Selon Doualeh Egueh Ofleh, un membre de l’opposition à Djibouti, la solution chinoise est non seulement inefficiente, mais surtout dangereuse. Mettant en avant les mauvais chiffres de la balance commerciale nationale, l’homme politique affirme que le pays risquerait de perdre le contrôle de certaines infrastructures – portuaires, aéroportuaires, hôtelières… – au profit de Pékin, s’il faisait défaut sur sa dette. Les investissements chinois se multiplient en effet ; les deux capitales ont récemment acté la construction, dans la région administrative d’Obock, aux confins du Golfe d’Aden et de la Mer Rouge, d’un complexe hôtelier, d’un aéroport ainsi que d’un chantier naval.

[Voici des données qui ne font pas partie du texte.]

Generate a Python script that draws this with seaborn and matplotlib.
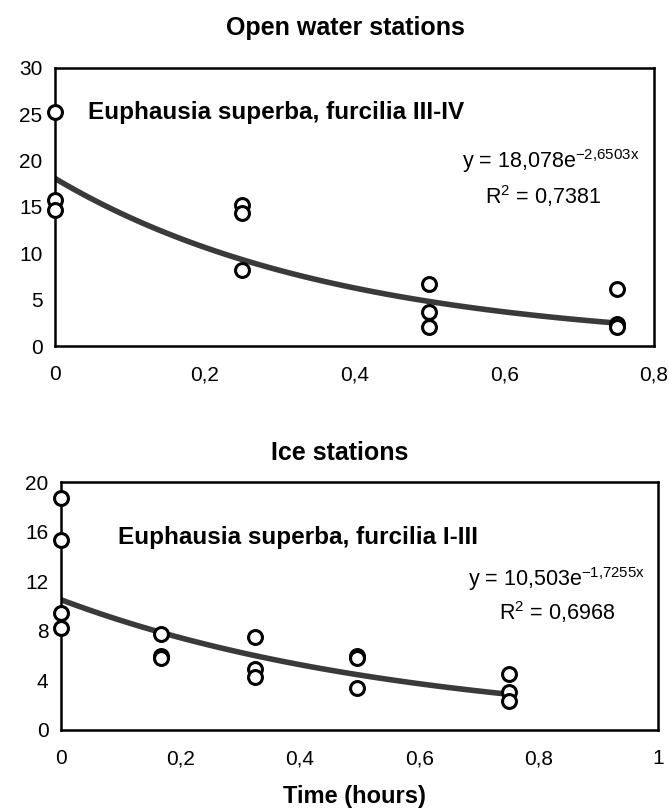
import numpy as np
import pandas as pd
import matplotlib
matplotlib.use("Agg")
import matplotlib.pyplot as plt
import seaborn as sns

# open water stations, furcilia III-IV
open_time = [0, 0, 0, 0.25, 0.25, 0.25, 0.5, 0.5, 0.5, 0.75, 0.75, 0.75]
open_count = [25.2, 15.8, 14.7, 15.2, 14.4, 8.2, 6.7, 3.7, 2.0, 6.2, 2.4, 2.0]
open_fit = [18.078, -2.6503]

# ice stations, furcilia I-III
ice_time = [0, 0, 0, 0, 0.167, 0.167, 0.167, 0.325, 0.325, 0.325,
            0.495, 0.495, 0.495, 0.75, 0.75, 0.75]
ice_count = [18.7, 15.3, 9.4, 8.2, 7.7, 6.0, 5.8, 7.5, 4.9, 4.3,
             6.0, 5.8, 3.4, 4.5, 3.1, 2.3]
ice_fit = [10.503, -1.7255]

sns.set_style("white")
plt.rcParams['font.family'] = ['Liberation Sans', 'DejaVu Sans']
plt.rcParams['mathtext.default'] = 'regular'
plt.rcParams['text.color'] = 'black'
plt.rcParams['xtick.color'] = 'black'
plt.rcParams['ytick.color'] = 'black'


def comma(v):
    s = ('%g' % v).replace('.', ',')
    return s


def draw_panel(ax, t, c, fit, xmax, ymax, ystep, xstep):
    df = pd.DataFrame({'t': t, 'c': c})
    xs = np.linspace(0, max(t), 60)
    line = pd.DataFrame({'t': xs, 'c': fit[0] * np.exp(fit[1] * xs)})
    sns.lineplot(data=line, x='t', y='c', ax=ax, color='#3a3a3a', lw=4, zorder=2)
    sns.scatterplot(data=df, x='t', y='c', ax=ax, marker='o', s=100,
                    facecolor='white', edgecolor='black', linewidth=2.2,
                    zorder=3, clip_on=False)
    ax.set_xlim(0, xmax)
    ax.set_ylim(0, ymax)
    xt = np.round(np.arange(0, xmax + 1e-9, xstep), 2)
    yt = np.arange(0, ymax + 1, ystep)
    ax.set_xticks(xt)
    ax.set_xticklabels([comma(v) for v in xt])
    ax.set_yticks(yt)
    ax.set_yticklabels([comma(v) for v in yt])
    ax.set_xlabel('')
    ax.set_ylabel('')
    ax.tick_params(axis='x', length=0, pad=14, labelsize=15)
    ax.tick_params(axis='y', length=0, pad=9, labelsize=15)
    for sp in ax.spines.values():
        sp.set_visible(True)
        sp.set_color('black')
        sp.set_linewidth(1.8)


fig = plt.figure(figsize=(6.69, 8.09), dpi=100)

ax1 = fig.add_axes([0.0822, 0.5723, 0.8954, 0.3437])
draw_panel(ax1, open_time, open_count, open_fit, 0.8, 30, 5, 0.2)
ax1.text(0.055, 0.84, 'Euphausia superba, furcilia III-IV', transform=ax1.transAxes,
         fontsize=17.5, fontweight='bold', va='center', ha='left')
ax1.text(0.975, 0.665, 'y = 18,078e$^{-2{,}6503x}$', transform=ax1.transAxes,
         fontsize=15.5, va='center', ha='right')
ax1.text(0.815, 0.54, 'R$^2$ = 0,7381', transform=ax1.transAxes,
         fontsize=15.5, va='center', ha='center')

ax2 = fig.add_axes([0.0912, 0.0977, 0.8924, 0.3065])
draw_panel(ax2, ice_time, ice_count, ice_fit, 1.0, 20, 4, 0.2)
ax2.text(0.095, 0.775, 'Euphausia superba, furcilia I-III', transform=ax2.transAxes,
         fontsize=17.5, fontweight='bold', va='center', ha='left')
ax2.text(0.978, 0.61, 'y = 10,503e$^{-1{,}7255x}$', transform=ax2.transAxes,
         fontsize=15.5, va='center', ha='right')
ax2.text(0.83, 0.475, 'R$^2$ = 0,6968', transform=ax2.transAxes,
         fontsize=15.5, va='center', ha='center')

fig.text(0.516, 1 - 28 / 809, 'Open water stations', fontsize=18,
         fontweight='bold', ha='center', va='center')
fig.text(0.508, 1 - 453 / 809, 'Ice stations', fontsize=18,
         fontweight='bold', ha='center', va='center')
fig.text(0.53, 1 - 797 / 809, 'Time (hours)', fontsize=17,
         fontweight='bold', ha='center', va='center')

fig.savefig('out.png', dpi=100)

L’oeuvre de séduction de la Chine, qui tente de s’implanter et de contracter avec les « hauts placés » de la planète, n’est pas nouvelle ; le soft power de Pékin est connu de tous. Mais à Djibouti, elle souhaite bel et bien remettre en cause l’hégémonie occidentale. Barack Obama a d’ailleurs profité de sa visite au Kenya, la semaine dernière, pour appeler à une nouvelle dimension dans les relations économiques entre les Etats-Unis et les pays africains. Un renforcement des liens économiques et commerciaux entre la France et Djibouti apparaît pareillement souhaitable. Et ce au bénéfice des deux acteurs : Paris retrouverait la légitimité qu’elle a perdue voilà plus de dix ans ; Djibouti nouerait des relations économiques sérieuses et saines. La question que doivent se poser les pouvoirs publics français, est celle de savoir s’il n’est pas trop tard pour ce faire.